Two weeks before the Wedding of the Year between Golden Boy and Gisela (now, thanks to the MC, to be forever known as Kevin and Isabella) we had a burglary. I won't go into the gory details except to say that my gun was taken along with other stuff, actually they must have thought my gun was the jackpot in what must have seemed like a raid on a second hand junk shop! The police, who couldn't care less about the burglary, promptly slapped me with a sapoena to appear in court on charges of "Negligence of a Firearm"! The darn thing was in my bed where I'd slept with it the night before and upon waking in the morning I was so darn relieved to see the sun that I totally forgot it.
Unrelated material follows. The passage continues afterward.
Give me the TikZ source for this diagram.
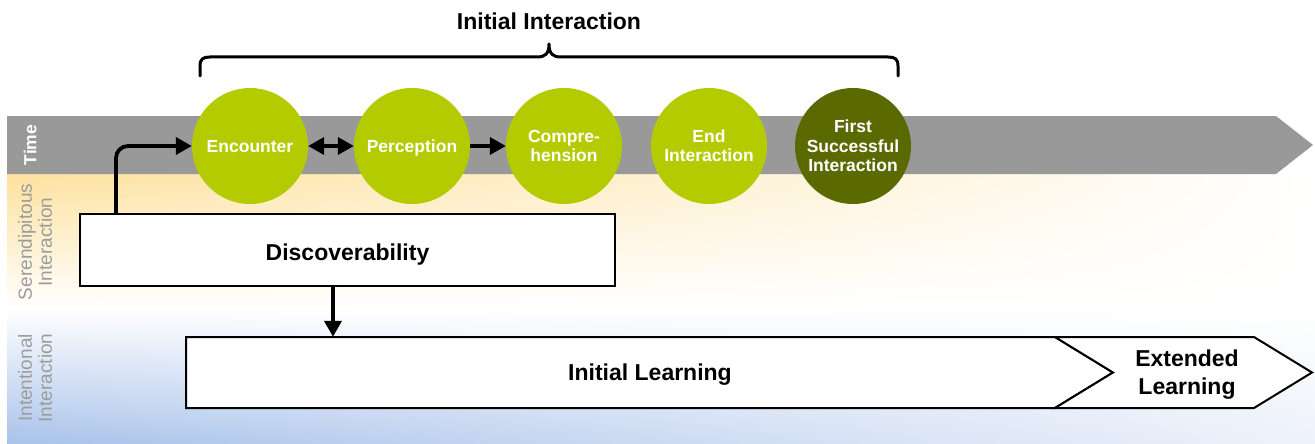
\documentclass[tikz,border=0pt]{standalone}
\usepackage{fontspec}
\setmainfont{Liberation Sans}
\usetikzlibrary{arrows.meta,calc,shadings}
\definecolor{mylime}{HTML}{B3CB00}
\definecolor{myolive}{HTML}{5A6900}
\definecolor{bandgray}{HTML}{999999}
\definecolor{yel}{HTML}{FDE19E}
\definecolor{blu}{HTML}{A8C2EA}
\definecolor{blur}{HTML}{EEF2FA}
\definecolor{lbl}{HTML}{9C9C9C}
\begin{document}
\begin{tikzpicture}[x=1pt,y=-1pt,
  stage/.style={circle,fill=mylime,minimum size=116pt,inner sep=0pt,text=white,
    font=\bfseries\fontsize{17.5}{19.4}\selectfont,align=center},
  onel/.style={text height=12.6pt,text depth=0pt},
  arr/.style={line width=3.8pt,-{Triangle[length=16pt,width=17pt]}},
  dblarr/.style={line width=3.8pt,{Triangle[length=16pt,width=17pt]}-{Triangle[length=16pt,width=17pt]}},
  box/.style={draw=black,line width=2pt,fill=white},
  lane/.style={rotate=90,text=lbl,font=\fontsize{19}{20}\selectfont,align=center},
  big/.style={font=\bfseries\fontsize{23}{28}\selectfont,align=center}]
\useasboundingbox (0,0) rectangle (1315,444);
% background lanes
\shade[upper left=yel, upper right=white, lower left=white, lower right=white] (7,174) rectangle (1315,308);
\shade[upper left=white, upper right=white, lower left=blu, lower right=blur] (7,308) rectangle (1315,444);
% time band
\fill[bandgray] (7,116) -- (1276,116) -- (1313,145) -- (1276,174) -- (7,174) -- cycle;
\node[rotate=90,text=white,font=\bfseries\fontsize{17.5}{19}\selectfont] (time) at (30,145) {Time};
\node[lane] (ser) at (35,242) {Serendipitous\\Interaction};
\node[lane] (intl) at (35,378) {Intentional\\Interaction};
% title and brace
\node[big] (title) at (549,21) {Initial Interaction};
\draw[line width=3pt,line cap=round,line join=round]
  (200,76) -- (200,66) .. controls (200,59) and (203,57) .. (210,57)
  -- (537,57) .. controls (545,57) and (549,54) .. (549,44)
  .. controls (549,54) and (553,57) .. (561,57)
  -- (888,57) .. controls (895,57) and (898,59) .. (898,66) -- (898,76);
% stages
\node[stage,onel] (enc) at (250,146) {Encounter};
\node[stage,onel] (per) at (412,146) {Perception};
\node[stage] (comp) at (564,146) {Compre-\\hension};
\node[stage] (endi) at (709,146) {End\\Interaction};
\node[stage,fill=myolive] (first) at (853,146) {First\\Successful\\Interaction};
\draw[dblarr] (enc) -- (per);
\draw[arr] (per) -- (comp);
% discoverability
\node[box,minimum width=535pt,minimum height=72pt,big,text height=20pt,text depth=0pt] (disc) at (347.5,250) {Discoverability};
\draw[arr,rounded corners=12pt] ([xshift=37pt]disc.north west) |- (enc.west);
% learning
\draw[box,line join=miter] (186,337) -- (1055,337) -- (1113,372.5) -- (1055,408) -- (186,408) -- cycle;
\draw[box,line join=miter] (1055,337) -- (1254,337) -- (1312,372.5) -- (1254,408) -- (1055,408) -- (1113,372.5) -- cycle;
\node[big,minimum height=71pt,inner sep=0pt,text height=16.4pt,text depth=0pt] (il) at (650,372.5) {Initial Learning};
\node[big,yshift=-2pt] (el) at (1187,372.5) {Extended\\Learning};
\coordinate (dn) at (333,0);
\draw[arr] (disc.south -| dn) -- (dn |- il.north);
\end{tikzpicture}
\end{document}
That was the day the burglars decided to hit us.
I had to appear in court on the Thursday when the case was remanded until the 28th July. This was a problem as I was staying in Joburg with Daughter No.1 until I left for Switzerland on the 3rd August. Luckily our kind neighbours took me in on the Monday night so that I could be in Rustenburg court by 8.30 the following morning.
The woman judge looked out of place with her black tresses highlighted with neon red and sporting a long lime green extension. I had the feeling she would have preferred to straddling a Harley than sitting on the bench. The prosecutor, when cross examining the accused, would clasp her hands and end each murmured sentence with pursed lips and closed eyes. Luckily the judge realised early on that I was hard of hearing as she asked if I had understood the little speech the prosecutor gave when it was my turn, I had to say I hadn't heard a thing! There was a translator at the front of the court (not for me) who looked like a comedian in a night club with his cheerful face, large dimples and happy smile - this even when he was saying the most awful things either to the accused or to the judge. The Clerk of the Court was as gay as anything with a white silk shirt and a long black and white striped scarf wrapped round and round his neck. He pouted and dimpled and waved to all with fluttery fingers and secret smiles and I felt a bit like Alice in Wonderland. Other court personnel and lawyers came and went during the days proceedings bowing and scraping each time they passed the bench. Ten minutes into my case the judge realised the offical papers in front of her were incorrect (if I'd had a lawyer I would probably have been dismissed then) and left for a ten minute adjournment, whereupon all hell let loose in the court! Sandwiches and cake were hauled out from under desks and a party ensued in the front of the court while the "spectators" looked on with a jaundiced eye. As soon as the door at the back of the bench opened everything was stuffed back under the tables and with much snorting and sniggering the court staff became somber again.
The upshot was a rap over the knuckles and a suspended sentence for the next 5 years as long as I don't LOSE my gun again! The police, by the way, found it when they raided the burglars house and so they have it now and whether I will ever get it back from them is another matter altogether!